Blaker Family of Sussex - Reminiscences
An Old Time Village.
THE village consisted of two or three small rows of houses and a number of thatched cottages, standing in fairly sized gardens; and at the east end the stocks and whipping-post still stood on a piece of ground by the side of the road. The cottages usually consisted of two, sometimes three, bedrooms, a living room and a scullery. The bedrooms were frequently without fireplaces or chimneys, and the lower rooms had brick floors, occasionally only earth, which was kept extremely clean and covered with a thin layer of dry sand. "The nicely sanded floors" were constantly washed and scrubbed with birch brooms, which were brought round the country done up in bundles by men, half gypsies, half labourers, from Forest Row and East Grinstead. Four or five carts followed a caravan, in which the men lived, and the right side of this was usually ornamented with 30 or 40 birch rods, arranged like a star, with the butt ends in the centre. One of these rods was frequently kept on or over the mantel-shelf in the sitting room, with a few pieces of china, usually broken.

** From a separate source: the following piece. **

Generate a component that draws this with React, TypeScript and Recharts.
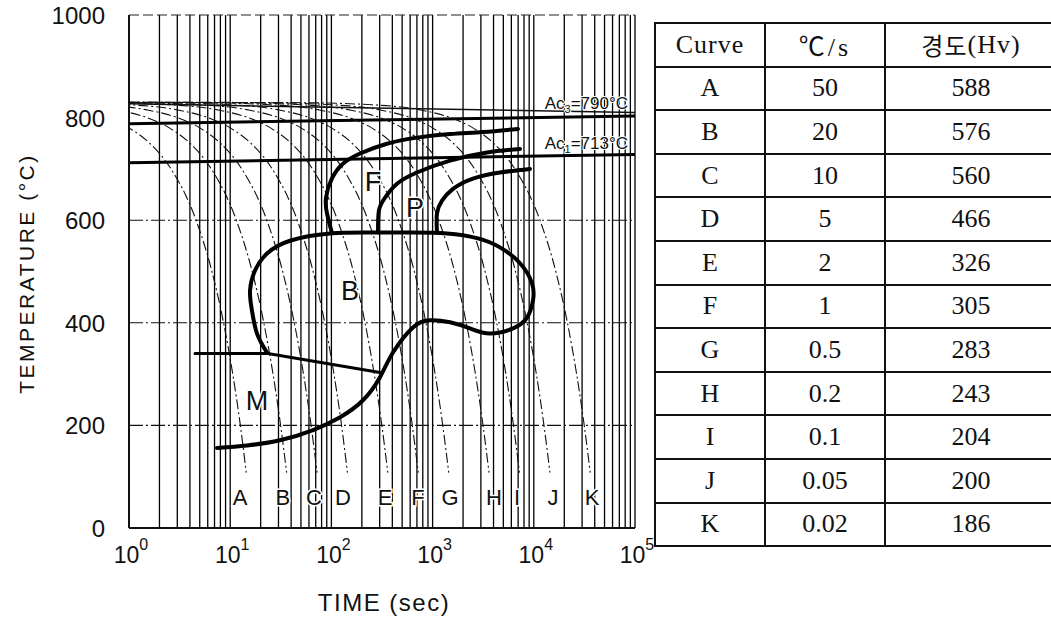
import React from 'react';
import { ComposedChart, Line, Scatter, XAxis, YAxis, ReferenceLine } from 'recharts';

const SANS = '"Liberation Sans", Arial, sans-serif';
const SERIF = '"Liberation Serif", "Noto Sans CJK KR", serif';

// cooling curves: every curve passes the same temperature levels, times (s) read per curve
const CURVE_NAMES = ['A', 'B', 'C', 'D', 'E', 'F', 'G', 'H', 'I', 'J', 'K'];
const COOL_TEMPS = [829.98, 829, 825, 815, 800, 780, 750, 700, 600, 500, 400, 300, 200, 108];
const timesA = [0.0004, 0.02, 0.1, 0.3, 0.6, 1, 1.6, 2.6, 4.6, 6.6, 8.6, 10.6, 12.6, 14.4];
const timesB = [0.001, 0.05, 0.25, 0.75, 1.5, 2.5, 4, 6.5, 11.5, 16.5, 21.5, 26.5, 31.5, 36.1];
const timesC = [0.002, 0.1, 0.5, 1.5, 3, 5, 8, 13, 23, 33, 43, 53, 63, 72.2];
const timesD = [0.004, 0.2, 1, 3, 6, 10, 16, 26, 46, 66, 86, 106, 126, 144];
const timesE = [0.01, 0.5, 2.5, 7.5, 15, 25, 40, 65, 115, 165, 215, 265, 315, 361];
const timesF = [0.02, 1, 5, 15, 30, 50, 80, 130, 230, 330, 430, 530, 630, 722];
const timesG = [0.04, 2, 10, 30, 60, 100, 160, 260, 460, 660, 860, 1060, 1260, 1444];
const timesH = [0.1, 5, 25, 75, 150, 250, 400, 650, 1150, 1650, 2150, 2650, 3150, 3610];
const timesI = [0.2, 10, 50, 150, 300, 500, 800, 1300, 2300, 3300, 4300, 5300, 6300, 7220];
const timesJ = [0.4, 20, 100, 300, 600, 1000, 1600, 2600, 4600, 6600, 8600, 10600, 12600, 14440];
const timesK = [1, 50, 250, 750, 1500, 2500, 4000, 6500, 11500, 16500, 21500, 26500, 31500, 36100];
const COOL_TIMES = [timesA, timesB, timesC, timesD, timesE, timesF, timesG, timesH, timesI, timesJ, timesK];

// where the curve letters sit under the curves
const CURVE_LABEL_TIMES = [12.5, 33.2, 67.3, 130, 339, 717, 1486, 4045, 6820, 15490, 37600];
const CURVE_LABEL_TEMP = 60;

// transformation lines [time s, temp C]
const ferriteStart = [[6980, 778], [3148, 772], [1486, 768], [701, 761], [354, 749], [192, 730], [130, 710], [101, 681], [88.5, 644], [90.5, 613], [101, 576]];
const pearliteStart = [[7310, 739], [3450, 732], [1486, 716], [701, 693], [445, 671], [339, 644], [295, 619], [289, 576]];
const pearliteFinish = [[9170, 700], [4630, 693], [2506, 681], [1592, 661], [1239, 638], [1105, 613], [1105, 576]];
const bainiteLoop = [
  [7.41, 156], [14.7, 161], [31, 171], [65.8, 191], [122, 216], [205, 249], [302, 294], [406, 342],
  [640, 391], [942, 405], [1486, 401], [2342, 389], [3690, 379], [6230, 389], [8570, 410], [9820, 444],
  [9600, 477], [7310, 516], [4630, 547], [2747, 565], [1388, 574], [640, 576], [241, 576], [97, 574],
  [39, 560], [23.1, 535], [17.6, 502], [15.7, 463], [16.4, 424], [18.4, 379], [23.1, 342],
];
const msLine = [[4.49, 340], [23.6, 340], [302, 303]];

// region letters [time, temp, text]
const regionLabels: [number, number, string][] = [[258, 677, 'F'], [670, 625, 'P'], [153, 463, 'B'], [18.4, 249, 'M']];

// Ac lines are slightly tilted in the scan: [temp at 1 s, temp at 1e5 s]
const ac3Line = [788, 803];
const ac1Line = [712, 728];
const startLine = [827, 810];
const acLabels: [number, number, string, string][] = [[85300, 817, '3', '=790°C'], [85300, 739, '1', '=713°C']];

const Y_TICKS = [0, 200, 400, 600, 800, 1000];
const X_TICKS = [1, 10, 100, 1000, 10000, 100000];
const H_GRID = [200, 400, 600];

// table
const RATES = ['50', '20', '10', '5', '2', '1', '0.5', '0.2', '0.1', '0.05', '0.02'];
const HARDNESS = [588, 576, 560, 466, 326, 305, 283, 243, 204, 200, 186];

const toPts = (arr: number[][]) => arr.map(([t, T]) => ({ t, T }));

const logGrid: number[] = [];
for (let d = 0; d < 5; d++) {
  for (let k = 1; k <= 9; k++) logGrid.push(k * Math.pow(10, d));
}
logGrid.push(100000);

const XTick = ({ x, y, payload }: any) => {
  const exp = Math.round(Math.log10(payload.value));
  return (
    <text x={x + 2} y={y + 35} textAnchor="middle" fontSize={23} fontFamily={SANS} fill="#111">
      10<tspan dy={-13} fontSize={16}>{exp}</tspan>
    </text>
  );
};

const YTick = ({ x, y, payload }: any) => (
  <text x={x - 24} y={y + 9} textAnchor="end" fontSize={24} fontFamily={SANS} fill="#111">
    {payload.value}
  </text>
);

const thick = { stroke: '#000', strokeWidth: 4, dot: false, activeDot: false, isAnimationActive: false, strokeLinecap: 'round' as const };

const cellBase: React.CSSProperties = {
  borderRight: '2px solid #111',
  borderBottom: '2px solid #111',
  boxSizing: 'border-box',
  display: 'flex',
  alignItems: 'center',
  justifyContent: 'center',
  fontFamily: SERIF,
  fontSize: 26,
  color: '#111',
};

export default function App() {
  return (
    <div style={{ position: 'absolute', left: 0, top: 0, width: 1051, height: 621, background: '#fff', overflow: 'hidden' }}>
      <ComposedChart width={1051} height={621} margin={{ top: 15, right: 416, bottom: 0, left: 0 }}>
        <XAxis
          type="number"
          dataKey="t"
          scale="log"
          domain={[1, 100000]}
          ticks={X_TICKS}
          allowDataOverflow
          height={93}
          tickSize={0}
          tickMargin={0}
          tick={<XTick />}
          axisLine={{ stroke: '#111', strokeWidth: 2 }}
          label={({ viewBox }: any) => (
            <text x={viewBox.x + viewBox.width / 2 + 2} y={viewBox.y + 83} textAnchor="middle" fontSize={24} letterSpacing={1.5} fontFamily={SANS} fill="#111">
              TIME (sec)
            </text>
          )}
        />
        <YAxis
          type="number"
          dataKey="T"
          domain={[0, 1000]}
          ticks={Y_TICKS}
          allowDataOverflow
          width={129}
          tickSize={0}
          tickMargin={0}
          tick={<YTick />}
          axisLine={{ stroke: '#111', strokeWidth: 2 }}
          label={({ viewBox }: any) => (
            <text
              x={26}
              y={viewBox.y + viewBox.height / 2 + 2}
              transform={`rotate(-90 26 ${viewBox.y + viewBox.height / 2 + 2})`}
              textAnchor="middle"
              dominantBaseline="central"
              fontSize={21}
              letterSpacing={2.5}
              fontFamily={SANS}
              fill="#111"
            >
              TEMPERATURE (°C)
            </text>
          )}
        />

        {logGrid.map((v) => (
          <ReferenceLine key={`v${v}`} x={v} stroke="#000" strokeWidth={1.3} />
        ))}
        {H_GRID.map((v) => (
          <ReferenceLine key={`h${v}`} y={v} stroke="#111" strokeWidth={1.1} strokeDasharray="14 3 2 3" />
        ))}
        <ReferenceLine y={1000} stroke="#222" strokeWidth={1.2} strokeDasharray="10 4" />

        <ReferenceLine segment={[{ x: 1, y: startLine[0] }, { x: 100000, y: startLine[1] }]} stroke="#111" strokeWidth={1.5} />
        <ReferenceLine segment={[{ x: 1, y: ac3Line[0] }, { x: 100000, y: ac3Line[1] }]} stroke="#000" strokeWidth={3} />
        <ReferenceLine segment={[{ x: 1, y: ac1Line[0] }, { x: 100000, y: ac1Line[1] }]} stroke="#000" strokeWidth={3} />

        {COOL_TIMES.map((times, i) => (
          <Line
            key={CURVE_NAMES[i]}
            data={times.map((t, j) => ({ t, T: COOL_TEMPS[j] }))}
            dataKey="T"
            type="monotone"
            stroke="#111"
            strokeWidth={1.1}
            strokeDasharray="10 3 2 3"
            dot={false}
            activeDot={false}
            isAnimationActive={false}
          />
        ))}

        <Line data={toPts(ferriteStart)} dataKey="T" type="natural" {...thick} />
        <Line data={toPts(pearliteStart)} dataKey="T" type="natural" {...thick} />
        <Line data={toPts(pearliteFinish)} dataKey="T" type="natural" {...thick} />
        <Line data={toPts(bainiteLoop)} dataKey="T" type="natural" {...thick} />
        <Line data={toPts(msLine)} dataKey="T" type="linear" {...thick} strokeWidth={3} />

        <Scatter
          data={CURVE_NAMES.map((name, i) => ({ t: CURVE_LABEL_TIMES[i], T: CURVE_LABEL_TEMP, name }))}
          dataKey="T"
          isAnimationActive={false}
          shape={(p: any) => (
            <text x={p.cx} y={p.cy + 8} textAnchor="middle" fontSize={22} fontFamily={SANS} fill="#111" style={{ paintOrder: 'stroke' }} stroke="#fff" strokeWidth={3}>
              {p.payload.name}
            </text>
          )}
        />
        <Scatter
          data={regionLabels.map(([t, T, name]) => ({ t, T, name }))}
          dataKey="T"
          isAnimationActive={false}
          shape={(p: any) => (
            <text x={p.cx} y={p.cy + 10} textAnchor="middle" fontSize={27} fontFamily={SANS} fill="#111" style={{ paintOrder: 'stroke' }} stroke="#fff" strokeWidth={3}>
              {p.payload.name}
            </text>
          )}
        />
        <Scatter
          data={acLabels.map(([t, T, sub, rest]) => ({ t, T, sub, rest }))}
          dataKey="T"
          isAnimationActive={false}
          shape={(p: any) => (
            <text x={p.cx} y={p.cy} textAnchor="end" fontSize={17} fontFamily={SANS} fill="#111" style={{ paintOrder: 'stroke' }} stroke="#fff" strokeWidth={2}>
              Ac<tspan fontSize={11} dy={4}>{p.payload.sub}</tspan>
              <tspan dy={-4}>{p.payload.rest}</tspan>
            </text>
          )}
        />
      </ComposedChart>

      <div
        style={{
          position: 'absolute',
          left: 654,
          top: 22,
          display: 'grid',
          gridTemplateColumns: '110px 120px 172px',
          gridTemplateRows: 'repeat(12, 43.6px)',
          borderTop: '2px solid #111',
          borderLeft: '2px solid #111',
          background: '#fff',
        }}
      >
        <div style={{ ...cellBase, letterSpacing: 1 }}>Curve</div>
        <div style={{ ...cellBase, letterSpacing: 3 }}>℃/s</div>
        <div style={{ ...cellBase, letterSpacing: 1 }}>
          <span style={{ fontFamily: '"Noto Sans CJK KR", sans-serif', fontSize: 24 }}>경도</span>(Hv)
        </div>
        {CURVE_NAMES.map((name, i) => (
          <React.Fragment key={name}>
            <div style={cellBase}>{name}</div>
            <div style={cellBase}>{RATES[i]}</div>
            <div style={cellBase}>{HARDNESS[i]}</div>
          </React.Fragment>
        ))}
      </div>
    </div>
  );
}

Drainage, of course, there was none, as none was required. The cesspool, with its concomitants, was always at a considerable distance from the house, and was frequently emptied. There was little illness except phthisis, which was very prevalent, owing, no doubt, to the crowding and the want of ventilation in the bedrooms, all air being excluded except what got in through the crannies caused by badly fitting windows and doors. Measles was a very fatal disease in some years, when the rash came out dark and livid, and was called black measles. It was much more dreaded than scarlet-fever. The men had a curious habit, probably based on old medical practice, of being what they called "blooded" twice a year, at Spring and Fall. They walked, perhaps, three or four miles, often in parties, and usually on Sunday morning, to the doctor or veterinary surgeon and were bled to eight or ten oz. at the uniform rate of one shilling.